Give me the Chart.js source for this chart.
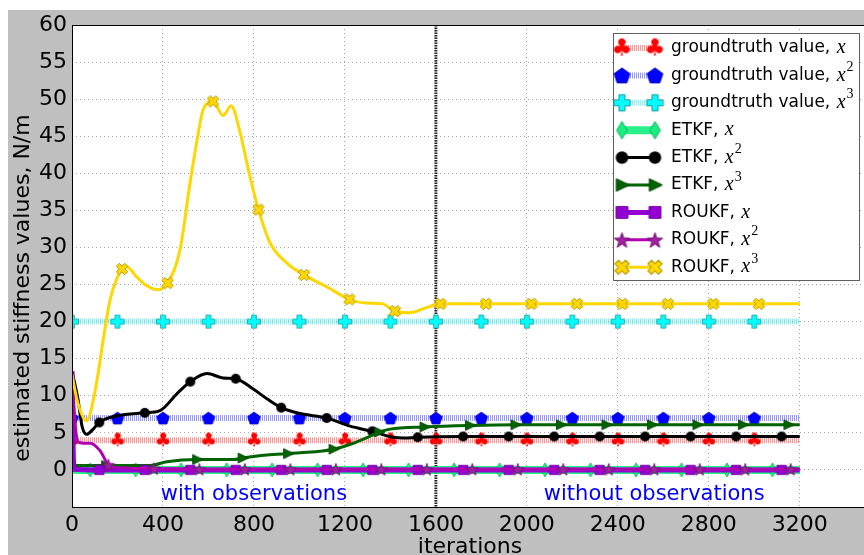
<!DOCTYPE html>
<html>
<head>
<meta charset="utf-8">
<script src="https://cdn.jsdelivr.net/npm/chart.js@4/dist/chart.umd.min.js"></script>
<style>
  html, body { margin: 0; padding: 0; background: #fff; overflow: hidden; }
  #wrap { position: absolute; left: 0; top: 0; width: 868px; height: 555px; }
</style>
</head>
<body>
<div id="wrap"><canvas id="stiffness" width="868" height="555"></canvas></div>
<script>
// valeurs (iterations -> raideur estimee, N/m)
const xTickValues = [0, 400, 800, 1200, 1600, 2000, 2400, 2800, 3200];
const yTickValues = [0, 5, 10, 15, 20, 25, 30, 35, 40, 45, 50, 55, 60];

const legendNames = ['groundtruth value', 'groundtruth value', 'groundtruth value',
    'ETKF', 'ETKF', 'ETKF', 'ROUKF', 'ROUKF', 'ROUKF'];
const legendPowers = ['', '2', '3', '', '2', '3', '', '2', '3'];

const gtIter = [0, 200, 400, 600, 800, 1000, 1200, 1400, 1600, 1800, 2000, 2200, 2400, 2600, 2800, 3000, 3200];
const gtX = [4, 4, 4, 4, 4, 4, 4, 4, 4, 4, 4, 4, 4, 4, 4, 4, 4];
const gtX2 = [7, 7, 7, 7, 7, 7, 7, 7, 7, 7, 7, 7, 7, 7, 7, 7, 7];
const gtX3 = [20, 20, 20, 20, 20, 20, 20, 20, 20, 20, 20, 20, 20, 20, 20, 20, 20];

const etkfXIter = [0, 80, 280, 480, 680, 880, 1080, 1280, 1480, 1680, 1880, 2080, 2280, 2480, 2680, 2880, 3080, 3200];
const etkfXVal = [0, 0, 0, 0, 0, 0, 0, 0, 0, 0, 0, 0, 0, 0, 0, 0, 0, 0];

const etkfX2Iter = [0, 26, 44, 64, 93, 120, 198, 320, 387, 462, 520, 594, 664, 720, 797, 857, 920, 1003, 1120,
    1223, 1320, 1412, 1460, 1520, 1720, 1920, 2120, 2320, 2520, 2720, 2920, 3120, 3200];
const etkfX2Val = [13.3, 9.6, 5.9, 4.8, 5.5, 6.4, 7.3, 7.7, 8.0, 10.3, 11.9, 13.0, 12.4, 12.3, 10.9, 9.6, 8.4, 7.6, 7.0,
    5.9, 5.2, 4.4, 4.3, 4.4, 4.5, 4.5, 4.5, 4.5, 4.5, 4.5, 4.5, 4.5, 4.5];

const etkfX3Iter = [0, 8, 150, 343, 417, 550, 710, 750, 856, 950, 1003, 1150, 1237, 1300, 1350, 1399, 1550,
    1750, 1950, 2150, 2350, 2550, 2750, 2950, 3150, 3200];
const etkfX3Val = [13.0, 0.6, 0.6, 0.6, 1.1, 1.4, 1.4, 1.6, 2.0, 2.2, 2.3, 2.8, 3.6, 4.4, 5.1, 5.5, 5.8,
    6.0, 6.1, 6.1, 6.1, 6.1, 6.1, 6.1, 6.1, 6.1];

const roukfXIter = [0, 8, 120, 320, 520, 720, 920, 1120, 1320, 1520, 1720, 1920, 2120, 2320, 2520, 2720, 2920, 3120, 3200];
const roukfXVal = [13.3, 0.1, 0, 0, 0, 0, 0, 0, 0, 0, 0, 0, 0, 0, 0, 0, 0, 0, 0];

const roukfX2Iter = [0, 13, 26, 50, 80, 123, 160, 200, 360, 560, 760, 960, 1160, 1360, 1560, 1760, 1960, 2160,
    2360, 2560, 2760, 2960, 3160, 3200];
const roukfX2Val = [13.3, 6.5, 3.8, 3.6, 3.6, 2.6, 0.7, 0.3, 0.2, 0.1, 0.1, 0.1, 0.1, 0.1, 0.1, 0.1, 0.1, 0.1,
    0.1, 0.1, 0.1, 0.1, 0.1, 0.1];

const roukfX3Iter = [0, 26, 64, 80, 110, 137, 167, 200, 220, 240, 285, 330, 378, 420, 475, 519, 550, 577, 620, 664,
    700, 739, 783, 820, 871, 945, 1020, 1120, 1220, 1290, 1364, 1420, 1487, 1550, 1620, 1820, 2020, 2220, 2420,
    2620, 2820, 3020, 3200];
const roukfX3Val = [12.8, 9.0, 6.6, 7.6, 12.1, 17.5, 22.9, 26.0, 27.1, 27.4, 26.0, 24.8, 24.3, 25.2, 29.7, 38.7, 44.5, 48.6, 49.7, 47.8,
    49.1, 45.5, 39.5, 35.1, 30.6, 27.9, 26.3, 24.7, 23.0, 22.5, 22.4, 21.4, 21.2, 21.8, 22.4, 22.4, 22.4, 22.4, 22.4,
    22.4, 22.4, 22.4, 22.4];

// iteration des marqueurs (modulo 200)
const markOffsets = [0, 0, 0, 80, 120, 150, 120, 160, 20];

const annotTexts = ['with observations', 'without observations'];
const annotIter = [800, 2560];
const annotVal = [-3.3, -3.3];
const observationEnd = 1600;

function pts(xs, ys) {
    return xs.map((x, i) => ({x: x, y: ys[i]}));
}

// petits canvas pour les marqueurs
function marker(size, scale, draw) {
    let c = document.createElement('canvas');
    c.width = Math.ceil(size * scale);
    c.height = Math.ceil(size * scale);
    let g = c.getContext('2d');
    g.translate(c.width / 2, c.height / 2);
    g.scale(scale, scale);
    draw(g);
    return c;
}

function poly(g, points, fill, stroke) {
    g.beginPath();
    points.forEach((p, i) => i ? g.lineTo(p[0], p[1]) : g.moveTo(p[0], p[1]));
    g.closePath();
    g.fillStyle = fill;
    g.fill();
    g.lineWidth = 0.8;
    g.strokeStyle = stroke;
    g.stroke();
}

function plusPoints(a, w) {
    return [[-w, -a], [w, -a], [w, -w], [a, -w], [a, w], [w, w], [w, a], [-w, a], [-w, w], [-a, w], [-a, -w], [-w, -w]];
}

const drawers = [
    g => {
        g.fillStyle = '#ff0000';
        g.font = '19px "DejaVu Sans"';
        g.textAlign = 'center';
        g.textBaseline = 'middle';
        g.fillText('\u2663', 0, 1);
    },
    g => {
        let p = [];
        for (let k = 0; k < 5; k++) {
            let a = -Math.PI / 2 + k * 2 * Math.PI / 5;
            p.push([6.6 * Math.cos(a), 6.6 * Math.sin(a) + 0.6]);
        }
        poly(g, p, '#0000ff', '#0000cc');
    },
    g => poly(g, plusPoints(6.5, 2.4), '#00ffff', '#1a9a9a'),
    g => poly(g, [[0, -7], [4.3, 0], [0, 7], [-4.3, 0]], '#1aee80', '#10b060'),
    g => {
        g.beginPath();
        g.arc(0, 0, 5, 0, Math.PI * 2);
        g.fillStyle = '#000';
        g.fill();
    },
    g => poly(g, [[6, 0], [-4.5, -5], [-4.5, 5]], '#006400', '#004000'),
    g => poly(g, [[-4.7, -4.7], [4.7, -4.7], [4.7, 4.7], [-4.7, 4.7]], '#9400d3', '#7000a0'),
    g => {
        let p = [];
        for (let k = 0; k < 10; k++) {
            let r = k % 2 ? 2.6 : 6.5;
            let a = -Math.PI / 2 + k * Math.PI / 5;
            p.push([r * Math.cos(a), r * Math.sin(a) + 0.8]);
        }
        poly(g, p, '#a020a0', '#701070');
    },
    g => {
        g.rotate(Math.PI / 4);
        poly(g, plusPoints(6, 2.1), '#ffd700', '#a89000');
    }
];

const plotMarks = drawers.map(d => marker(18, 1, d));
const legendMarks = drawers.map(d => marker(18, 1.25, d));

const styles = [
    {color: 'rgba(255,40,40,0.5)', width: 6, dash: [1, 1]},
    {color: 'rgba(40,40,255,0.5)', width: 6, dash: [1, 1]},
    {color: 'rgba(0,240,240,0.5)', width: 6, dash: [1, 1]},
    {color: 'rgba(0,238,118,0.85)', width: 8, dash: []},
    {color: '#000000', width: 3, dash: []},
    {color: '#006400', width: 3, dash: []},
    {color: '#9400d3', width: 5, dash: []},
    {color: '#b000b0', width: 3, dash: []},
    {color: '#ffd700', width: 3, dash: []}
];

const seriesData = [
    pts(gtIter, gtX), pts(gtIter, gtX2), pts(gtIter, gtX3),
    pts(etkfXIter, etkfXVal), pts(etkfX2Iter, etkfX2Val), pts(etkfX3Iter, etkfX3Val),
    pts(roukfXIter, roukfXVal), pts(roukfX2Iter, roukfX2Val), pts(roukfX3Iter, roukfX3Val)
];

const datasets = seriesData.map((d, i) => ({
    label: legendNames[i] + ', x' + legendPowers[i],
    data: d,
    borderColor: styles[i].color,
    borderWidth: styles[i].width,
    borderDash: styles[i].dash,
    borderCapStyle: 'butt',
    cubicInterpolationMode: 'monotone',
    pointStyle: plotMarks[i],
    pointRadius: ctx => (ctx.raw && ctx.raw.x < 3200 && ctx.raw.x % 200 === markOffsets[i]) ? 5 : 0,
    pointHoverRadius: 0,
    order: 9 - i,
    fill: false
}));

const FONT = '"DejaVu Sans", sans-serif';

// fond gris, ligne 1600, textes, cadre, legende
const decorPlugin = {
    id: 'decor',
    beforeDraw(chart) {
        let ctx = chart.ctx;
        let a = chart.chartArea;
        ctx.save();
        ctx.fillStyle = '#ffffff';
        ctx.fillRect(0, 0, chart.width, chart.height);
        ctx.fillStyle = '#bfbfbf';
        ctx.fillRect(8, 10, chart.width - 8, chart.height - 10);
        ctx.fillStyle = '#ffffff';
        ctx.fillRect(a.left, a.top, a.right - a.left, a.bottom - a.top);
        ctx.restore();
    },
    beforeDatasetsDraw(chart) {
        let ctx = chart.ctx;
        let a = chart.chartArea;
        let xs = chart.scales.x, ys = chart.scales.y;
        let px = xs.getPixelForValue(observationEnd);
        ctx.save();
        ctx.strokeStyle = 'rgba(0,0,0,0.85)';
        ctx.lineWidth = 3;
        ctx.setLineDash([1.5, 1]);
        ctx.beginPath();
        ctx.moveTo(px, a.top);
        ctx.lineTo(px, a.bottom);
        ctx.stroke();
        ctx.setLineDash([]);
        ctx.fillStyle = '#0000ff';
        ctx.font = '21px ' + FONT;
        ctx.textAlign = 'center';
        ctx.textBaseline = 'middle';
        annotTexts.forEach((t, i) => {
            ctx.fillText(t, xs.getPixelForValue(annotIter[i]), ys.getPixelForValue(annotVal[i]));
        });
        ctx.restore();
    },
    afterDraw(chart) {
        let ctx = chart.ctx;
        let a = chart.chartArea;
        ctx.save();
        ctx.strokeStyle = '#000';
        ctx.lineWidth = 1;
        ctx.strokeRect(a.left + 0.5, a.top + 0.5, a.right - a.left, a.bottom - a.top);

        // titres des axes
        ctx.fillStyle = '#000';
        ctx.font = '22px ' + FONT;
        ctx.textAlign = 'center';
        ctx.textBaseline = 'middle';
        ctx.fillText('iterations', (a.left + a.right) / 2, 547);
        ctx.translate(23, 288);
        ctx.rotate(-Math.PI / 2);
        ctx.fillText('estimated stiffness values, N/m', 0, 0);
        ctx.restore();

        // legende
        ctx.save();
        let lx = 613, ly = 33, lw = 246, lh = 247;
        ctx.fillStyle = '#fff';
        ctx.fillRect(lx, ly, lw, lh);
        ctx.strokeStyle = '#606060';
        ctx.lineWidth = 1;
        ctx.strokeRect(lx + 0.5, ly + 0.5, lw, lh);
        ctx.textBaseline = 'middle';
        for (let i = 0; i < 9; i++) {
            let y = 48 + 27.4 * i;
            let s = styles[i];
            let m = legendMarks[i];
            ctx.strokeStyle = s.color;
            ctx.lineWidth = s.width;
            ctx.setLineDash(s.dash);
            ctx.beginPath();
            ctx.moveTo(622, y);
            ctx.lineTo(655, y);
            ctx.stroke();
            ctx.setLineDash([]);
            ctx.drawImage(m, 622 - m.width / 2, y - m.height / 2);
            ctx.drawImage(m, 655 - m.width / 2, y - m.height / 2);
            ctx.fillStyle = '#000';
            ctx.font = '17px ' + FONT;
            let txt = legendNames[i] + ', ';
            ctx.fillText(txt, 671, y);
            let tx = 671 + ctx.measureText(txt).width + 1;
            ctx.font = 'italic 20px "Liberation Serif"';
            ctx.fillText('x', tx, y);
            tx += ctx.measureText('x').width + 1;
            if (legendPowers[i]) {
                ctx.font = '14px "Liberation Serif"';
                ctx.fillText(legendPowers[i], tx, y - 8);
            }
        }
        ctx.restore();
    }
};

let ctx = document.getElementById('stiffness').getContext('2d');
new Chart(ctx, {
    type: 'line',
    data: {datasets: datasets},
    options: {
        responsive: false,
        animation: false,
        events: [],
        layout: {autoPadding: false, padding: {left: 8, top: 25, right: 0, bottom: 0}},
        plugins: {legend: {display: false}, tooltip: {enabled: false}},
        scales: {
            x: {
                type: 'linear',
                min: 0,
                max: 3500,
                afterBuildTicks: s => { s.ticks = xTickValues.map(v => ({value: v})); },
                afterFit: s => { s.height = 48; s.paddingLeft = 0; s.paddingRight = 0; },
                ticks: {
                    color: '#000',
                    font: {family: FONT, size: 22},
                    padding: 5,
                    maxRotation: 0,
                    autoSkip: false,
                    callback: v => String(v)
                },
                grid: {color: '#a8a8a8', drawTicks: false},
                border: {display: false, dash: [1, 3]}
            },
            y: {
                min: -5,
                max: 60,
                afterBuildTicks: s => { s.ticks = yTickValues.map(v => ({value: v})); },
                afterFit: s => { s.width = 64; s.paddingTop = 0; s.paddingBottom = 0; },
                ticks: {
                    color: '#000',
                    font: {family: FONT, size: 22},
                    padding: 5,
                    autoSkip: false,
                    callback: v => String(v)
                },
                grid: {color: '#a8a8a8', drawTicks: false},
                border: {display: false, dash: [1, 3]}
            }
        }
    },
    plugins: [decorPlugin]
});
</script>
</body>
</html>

——————

▶ [Given instruction]: Write out the lines from the start of the material to the line with "50, 55, 60];", inclusive and exactly. Skip the pictures.

▶ [Problem solution]:
Give me the Chart.js source for this chart.
<!DOCTYPE html>
<html>
<head>
<meta charset="utf-8">
<script src="https://cdn.jsdelivr.net/npm/chart.js@4/dist/chart.umd.min.js"></script>
<style>
  html, body { margin: 0; padding: 0; background: #fff; overflow: hidden; }
  #wrap { position: absolute; left: 0; top: 0; width: 868px; height: 555px; }
</style>
</head>
<body>
<div id="wrap"><canvas id="stiffness" width="868" height="555"></canvas></div>
<script>
// valeurs (iterations -> raideur estimee, N/m)
const xTickValues = [0, 400, 800, 1200, 1600, 2000, 2400, 2800, 3200];
const yTickValues = [0, 5, 10, 15, 20, 25, 30, 35, 40, 45, 50, 55, 60];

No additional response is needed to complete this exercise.